— start of INFORMATION SUPPLIED —

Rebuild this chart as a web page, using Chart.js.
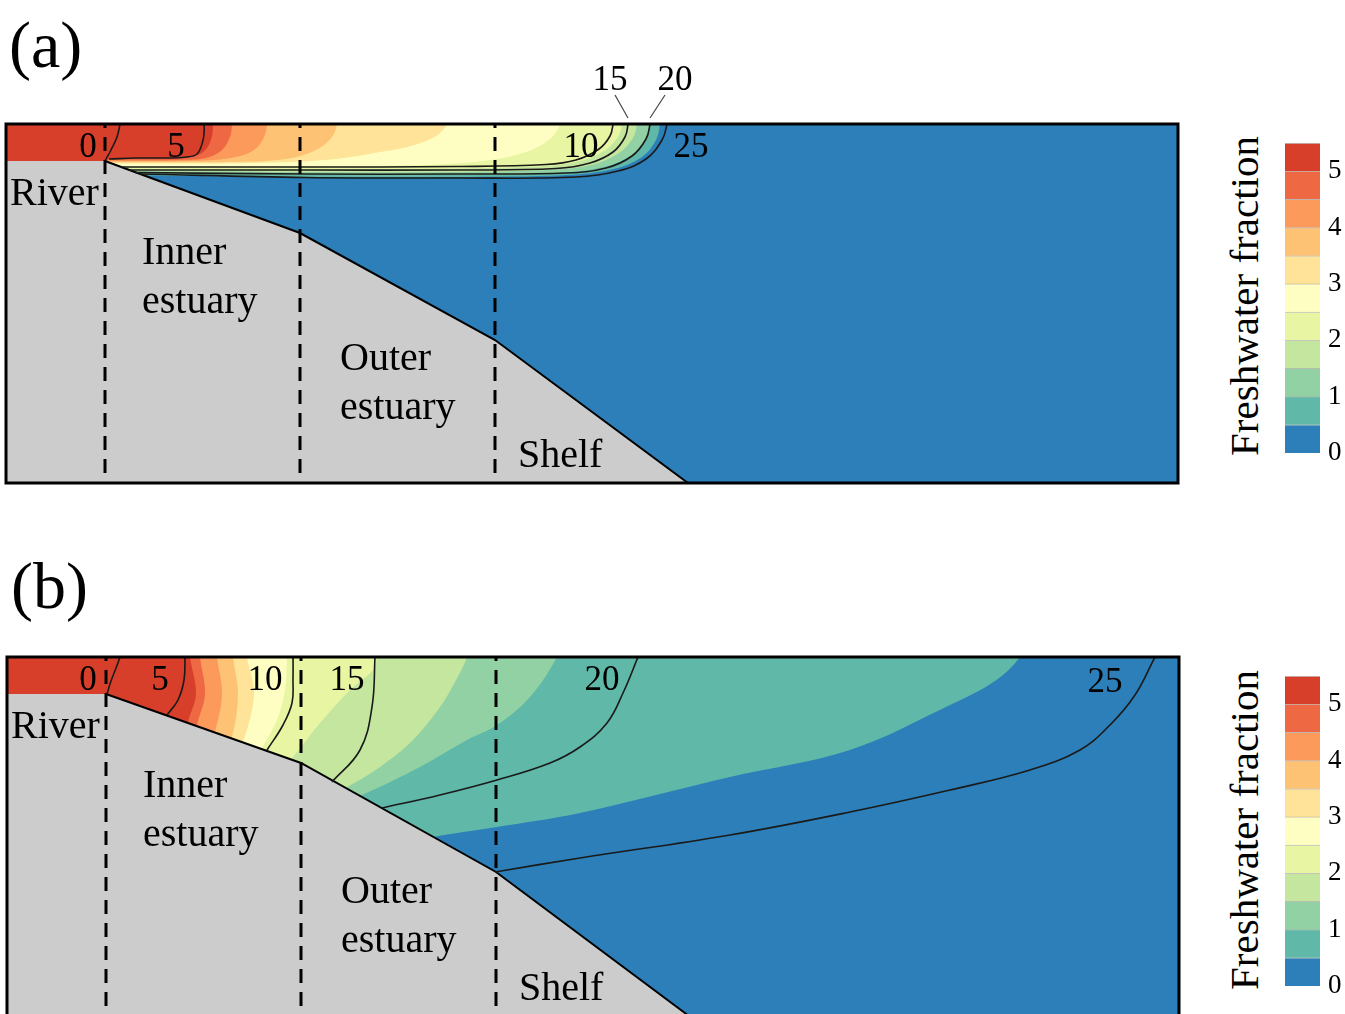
<!DOCTYPE html>
<html>
<head>
<meta charset="utf-8">
<script src="https://cdn.jsdelivr.net/npm/chart.js@4/dist/chart.umd.min.js"></script>
<style>
  body { margin: 0; background: #fff; width: 1345px; height: 1014px; overflow: hidden; position: relative; font-family: "Liberation Serif", serif; }
  canvas { position: absolute; }
  .tag { position: absolute; font-size: 66px; line-height: 1; }
  .cbtitle { position: absolute; font-size: 41px; line-height: 1; white-space: nowrap; transform: translate(-50%, -50%) rotate(-90deg); }
</style>
</head>
<body>
<div class="tag" style="left:9px; top:12px">(a)</div>
<div class="tag" style="left:11px; top:553px">(b)</div>
<canvas id="panelA" width="1190" height="500" style="left:0; top:0"></canvas>
<canvas id="panelB" width="1190" height="500" style="left:1px; top:533px"></canvas>
<canvas id="barA" width="70" height="340" style="left:1275px; top:130px"></canvas>
<canvas id="barB" width="70" height="340" style="left:1275px; top:663px"></canvas>
<div class="cbtitle" style="left:1244px; top:296px">Freshwater fraction</div>
<div class="cbtitle" style="left:1244px; top:830px">Freshwater fraction</div>
<script>
// section axes: distance along the section (x) and depth (down), same for both panels
const X_MAX = 117.2;
const DEPTH_MAX = 35.9;

// colour levels of the freshwater fraction, lowest first
const binEdges = [0, 0.5, 1, 1.5, 2, 2.5, 3, 3.5, 4, 4.5, 5, 5.5];
const fractionTicks = [0, 1, 2, 3, 4, 5];
const levelColors = ['#2c7fb8', '#5fb8a8', '#92d1a3', '#c4e69f', '#e8f5a3', '#fefec2',
                     '#fee398', '#fdc273', '#fb9a5a', '#ef6844', '#d83f2a'];

// bottom profile
const seabedX = [0, 9.9, 29.4, 48.9, 68.2];
const seabedDepthA = [3.7, 3.7, 10.9, 21.6, 35.9];
const seabedDepthB = [3.7, 3.7, 10.6, 21.5, 35.9];
const dividerX = [9.9, 29.4, 48.9];
const regionNames = ['River', 'Inner', 'estuary', 'Outer', 'estuary', 'Shelf'];

// edges of the fraction >= level areas (level 1 .. 10), from the surface down
const bandsA = [
  [[65.4,0],[65.0,1.6],[63.6,3.3],[60.8,4.5],[56,5.1],[45,5.3],[30,5.3],[18,5.2],[12,5.15],[-1,5.15]],
  [[64.4,0],[64.0,1.5],[62.6,3.1],[59.8,4.3],[55,4.9],[45,5.1],[30,5.1],[18,5.0],[12,4.95],[-1,4.95]],
  [[63.1,0],[62.7,1.4],[61.3,2.9],[58.5,4.1],[54,4.6],[45,4.8],[30,4.8],[18,4.75],[12,4.7],[-1,4.7]],
  [[61.6,0],[61.2,1.3],[59.8,2.7],[57,3.8],[52,4.3],[40,4.5],[25,4.5],[12,4.5],[-1,4.5]],
  [[55.4,0],[54.5,1.4],[52.3,2.7],[48.5,3.6],[42,4.1],[30,4.25],[12,4.25],[-1,4.25]],
  [[44.1,0],[43,1.2],[40.5,2.2],[37.4,2.8],[33,3.5],[27,3.85],[18,3.95],[-1,3.95]],
  [[33.1,0],[32.6,1.3],[31,2.6],[28,3.5],[22,3.8],[12,3.82],[-1,3.82]],
  [[26.1,0],[25.8,1.3],[24.8,2.6],[22.5,3.4],[18,3.7],[12,3.72],[-1,3.72]],
  [[22.6,0],[22.4,1.3],[21.6,2.6],[20,3.4],[17,3.6],[12,3.62],[-1,3.62]],
  [[20.7,0],[20.6,1.2],[20.1,2.4],[19.2,3.1],[17.5,3.35],[12,3.45],[10.3,3.5],[9.9,3.7],[-1,3.7]]
];
const bandsB = [
  [[101.3,0],[98.8,2.4],[94.3,4.8],[84.3,9.3],[72.3,12.0],[57.3,15.6],[49.0,17.0],[42.6,18.0],[36,19.5]],
  [[55.0,0],[52.3,4.0],[49.0,6.8],[46.0,8.3],[41.3,11.0],[35.5,13.8],[30,16]],
  [[46.0,0],[44.8,2.5],[43.3,5.0],[40.6,8.3],[37.3,11.0],[34.0,13.0],[29,15.5]],
  [[37.0,0],[36.6,1.3],[34.3,3.3],[31.3,6.6],[28.6,10.0],[26,13]],
  [[28.0,0],[27.8,3.3],[27.0,6.3],[25.5,9.1],[24,12]],
  [[24.0,0],[24.7,3.7],[23.6,8.5],[22,12]],
  [[22.6,0],[23.1,3.7],[22.5,8.0],[21,12]],
  [[21.0,0],[21.5,3.7],[20.8,7.5],[19.5,12]],
  [[19.3,0],[19.8,3.7],[19.0,6.8],[18,12]],
  [[18.3,0],[18.9,3.7],[18.1,6.5],[17,12]]
];

// salinity contours
const contourLevels = [0, 5, 10, 15, 20, 25];
const contoursA = [
  [[9.9,3.7],[10.5,2.6],[11.1,1.3],[11.4,0],[11.5,-0.5]],
  [[10.3,3.5],[13,3.4],[16,3.4],[18.1,3.3],[19.1,3.0],[19.6,2.0],[19.8,1.0],[19.8,-0.5]],
  [[11.5,4.3],[20,4.3],[30,4.3],[45,4.25],[54,4.05],[57,3.6],[59.3,2.5],[60.4,1.2],[60.7,0],[60.7,-0.5]],
  [[12.3,4.6],[30,4.6],[45,4.6],[55,4.45],[58.4,3.9],[60.7,2.8],[61.9,1.3],[62.2,0],[62.2,-0.5]],
  [[12.9,4.85],[30,5.0],[45,5.0],[56,4.9],[60,4.4],[62.6,3.2],[64.0,1.5],[64.4,0],[64.4,-0.5]],
  [[13.4,5.0],[30,5.35],[45,5.4],[57,5.3],[61.2,4.7],[64,3.5],[65.6,1.6],[66.1,0],[66.1,-0.5]]
];
const contoursB = [
  [[10.0,3.7],[10.4,2.4],[10.9,1.1],[11.3,0],[11.4,-0.5]],
  [[16.0,5.8],[17.1,4.3],[17.7,2.3],[17.8,0],[17.8,-0.5]],
  [[26.0,9.3],[27.6,6.8],[28.5,4.6],[28.6,2.3],[28.6,-0.5]],
  [[32.5,12.5],[35.3,9.3],[36.5,5.0],[36.8,0],[36.8,-0.5]],
  [[37.5,15.1],[43.3,13.8],[49.0,12.3],[54.3,10.6],[57.3,9.0],[60.0,6.6],[61.6,3.6],[63.1,0],[63.3,-0.5]],
  [[48.8,21.5],[57.3,20.1],[72.3,17.8],[84.3,15.5],[94.3,13.3],[102.3,11.3],[107.3,9.3],[110.3,6.8],[112.8,3.8],[114.8,0],[115.1,-0.5]]
];

// where the text goes (data units: x, depth of baseline)
const regionLabelPos = [[0.4,8.1],[13.6,14.0],[13.6,18.9],[33.4,24.6],[33.4,29.5],[51.2,34.3]];
const contourLabelPosA = [[8.2,3.3],[17.0,3.3],[57.5,3.3],[60.4,-3.4],[66.9,-3.4],[68.5,3.3]];
const contourLabelPosB = [[8.1,3.3],[15.3,3.3],[25.8,3.3],[34.0,3.3],[59.5,3.3],[109.8,3.5]];
const leaderStartA = {3: [60.9,-2.9], 4: [65.9,-2.9]};

const pts = arr => arr.map(p => ({x: p[0], y: p[1]}));

function buildDatasets(bands, contours, seabedDepth) {
  const ds = [];
  // frame-wide sea, lowest level
  ds.push({data: pts([[-1,-1],[X_MAX+1,-1],[X_MAX+1,DEPTH_MAX+1],[-1,DEPTH_MAX+1]]),
           fill: 'shape', backgroundColor: levelColors[0], borderWidth: 0, tension: 0, order: 30});
  bands.forEach((b, i) => {
    const first = b[0], last = b[b.length - 1];
    const poly = [[-1,-1],[first[0],-1]].concat(b, [[-1,last[1]]]);
    ds.push({data: pts(poly), fill: 'shape', backgroundColor: levelColors[i + 1],
             borderWidth: 0, tension: 0.35, order: 29 - i});
  });
  const bed = seabedX.map((x, i) => [x, seabedDepth[i]]);
  const n = bed.length;
  const ext = [bed[n-1][0] + (bed[n-1][0] - bed[n-2][0]) * 0.1, DEPTH_MAX + 1];
  ds.push({data: pts([[-1, seabedDepth[0]]].concat(bed, [ext, [-1, DEPTH_MAX + 1]])),
           fill: 'shape', backgroundColor: '#cccccc', borderWidth: 0, tension: 0, order: 10});
  ds.push({data: pts(bed.slice(1).concat([ext])), fill: false, borderColor: '#000',
           borderWidth: 2, tension: 0, order: 9});
  contours.forEach(c => {
    ds.push({data: pts(c), fill: false, borderColor: '#1a1a1a', borderWidth: 1.6,
             tension: 0.4, order: 5});
  });
  dividerX.forEach(x => {
    ds.push({data: pts([[x,-1],[x,DEPTH_MAX+1]]), fill: false, borderColor: '#000',
             borderWidth: 3, borderDash: [14, 9], tension: 0, order: 2});
  });
  return ds;
}

function makeTextPlugin(contours, contourPos, leaders) {
  return {
    id: 'sectionText',
    afterDraw(chart) {
      const {ctx, scales: {x, y}} = chart;
      ctx.save();
      ctx.fillStyle = '#000';
      ctx.textBaseline = 'alphabetic';
      ctx.textAlign = 'left';
      ctx.font = '40px "Liberation Serif"';
      regionNames.forEach((name, i) => {
        const p = regionLabelPos[i];
        ctx.fillText(name, x.getPixelForValue(p[0]), y.getPixelForValue(p[1]));
      });
      ctx.textAlign = 'center';
      ctx.font = '35px "Liberation Serif"';
      contourLevels.forEach((lev, i) => {
        const p = contourPos[i];
        ctx.fillText(String(lev), x.getPixelForValue(p[0]), y.getPixelForValue(p[1]));
      });
      ctx.strokeStyle = '#444';
      ctx.lineWidth = 1.2;
      Object.keys(leaders).forEach(k => {
        const s = leaders[k];
        const top = contours[k].find(p => p[1] === 0);
        ctx.beginPath();
        ctx.moveTo(x.getPixelForValue(s[0]), y.getPixelForValue(s[1]));
        ctx.lineTo(x.getPixelForValue(top[0]), y.getPixelForValue(-0.6));
        ctx.stroke();
      });
      ctx.restore();
    }
  };
}

const framePlugin = {
  id: 'frame',
  afterDatasetsDraw(chart) {
    const {ctx, chartArea: a} = chart;
    ctx.save();
    ctx.strokeStyle = '#000';
    ctx.lineWidth = 3;
    ctx.strokeRect(a.left, a.top, a.right - a.left, a.bottom - a.top);
    ctx.restore();
  }
};

function sectionChart(id, bands, contours, seabedDepth, contourPos, leaders) {
  return new Chart(document.getElementById(id), {
    type: 'line',
    data: {datasets: buildDatasets(bands, contours, seabedDepth)},
    options: {
      responsive: false,
      animation: false,
      events: [],
      layout: {padding: {top: 124, bottom: 17, left: 6, right: 12}},
      elements: {point: {radius: 0}},
      scales: {
        x: {type: 'linear', min: 0, max: X_MAX, display: false},
        y: {type: 'linear', min: 0, max: DEPTH_MAX, reverse: true, display: false}
      },
      plugins: {legend: {display: false}, tooltip: {enabled: false}}
    },
    plugins: [framePlugin, makeTextPlugin(contours, contourPos, leaders)]
  });
}

function colorbar(id) {
  return new Chart(document.getElementById(id), {
    type: 'bar',
    data: {
      labels: [''],
      datasets: levelColors.map((c, i) => ({
        data: [binEdges[i + 1] - binEdges[i]],
        backgroundColor: c,
        borderColor: 'rgba(90,90,90,0.35)',
        borderWidth: {top: 1, bottom: 0, left: 0, right: 0},
        borderSkipped: false,
        barPercentage: 1,
        categoryPercentage: 1
      }))
    },
    options: {
      responsive: false,
      animation: false,
      events: [],
      layout: {padding: {top: 13, bottom: 17, left: 10, right: 0}},
      scales: {
        x: {stacked: true, display: false},
        y: {
          stacked: true, position: 'right', min: 0, max: binEdges[binEdges.length - 1],
          grid: {display: false, drawTicks: false},
          border: {display: false},
          afterFit: axis => { axis.width = 25; axis.paddingTop = 0; axis.paddingBottom = 0; },
          afterBuildTicks: axis => { axis.ticks = fractionTicks.map(v => ({value: v})); },
          ticks: {padding: 8, color: '#000', font: {family: '"Liberation Serif"', size: 27}}
        }
      },
      plugins: {legend: {display: false}, tooltip: {enabled: false}}
    }
  });
}

sectionChart('panelA', bandsA, contoursA, seabedDepthA, contourLabelPosA, leaderStartA);
sectionChart('panelB', bandsB, contoursB, seabedDepthB, contourLabelPosB, {});
colorbar('barA');
colorbar('barB');
</script>
</body>
</html>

— end of INFORMATION SUPPLIED —

AIM OF THE EXERCISE: Print the data above verbatim from the first line through the line holding "const DEPTH_MAX = 35.9;", leaving every picture out.

SOLUTION:
Rebuild this chart as a web page, using Chart.js.
<!DOCTYPE html>
<html>
<head>
<meta charset="utf-8">
<script src="https://cdn.jsdelivr.net/npm/chart.js@4/dist/chart.umd.min.js"></script>
<style>
  body { margin: 0; background: #fff; width: 1345px; height: 1014px; overflow: hidden; position: relative; font-family: "Liberation Serif", serif; }
  canvas { position: absolute; }
  .tag { position: absolute; font-size: 66px; line-height: 1; }
  .cbtitle { position: absolute; font-size: 41px; line-height: 1; white-space: nowrap; transform: translate(-50%, -50%) rotate(-90deg); }
</style>
</head>
<body>
<div class="tag" style="left:9px; top:12px">(a)</div>
<div class="tag" style="left:11px; top:553px">(b)</div>
<canvas id="panelA" width="1190" height="500" style="left:0; top:0"></canvas>
<canvas id="panelB" width="1190" height="500" style="left:1px; top:533px"></canvas>
<canvas id="barA" width="70" height="340" style="left:1275px; top:130px"></canvas>
<canvas id="barB" width="70" height="340" style="left:1275px; top:663px"></canvas>
<div class="cbtitle" style="left:1244px; top:296px">Freshwater fraction</div>
<div class="cbtitle" style="left:1244px; top:830px">Freshwater fraction</div>
<script>
// section axes: distance along the section (x) and depth (down), same for both panels
const X_MAX = 117.2;
const DEPTH_MAX = 35.9;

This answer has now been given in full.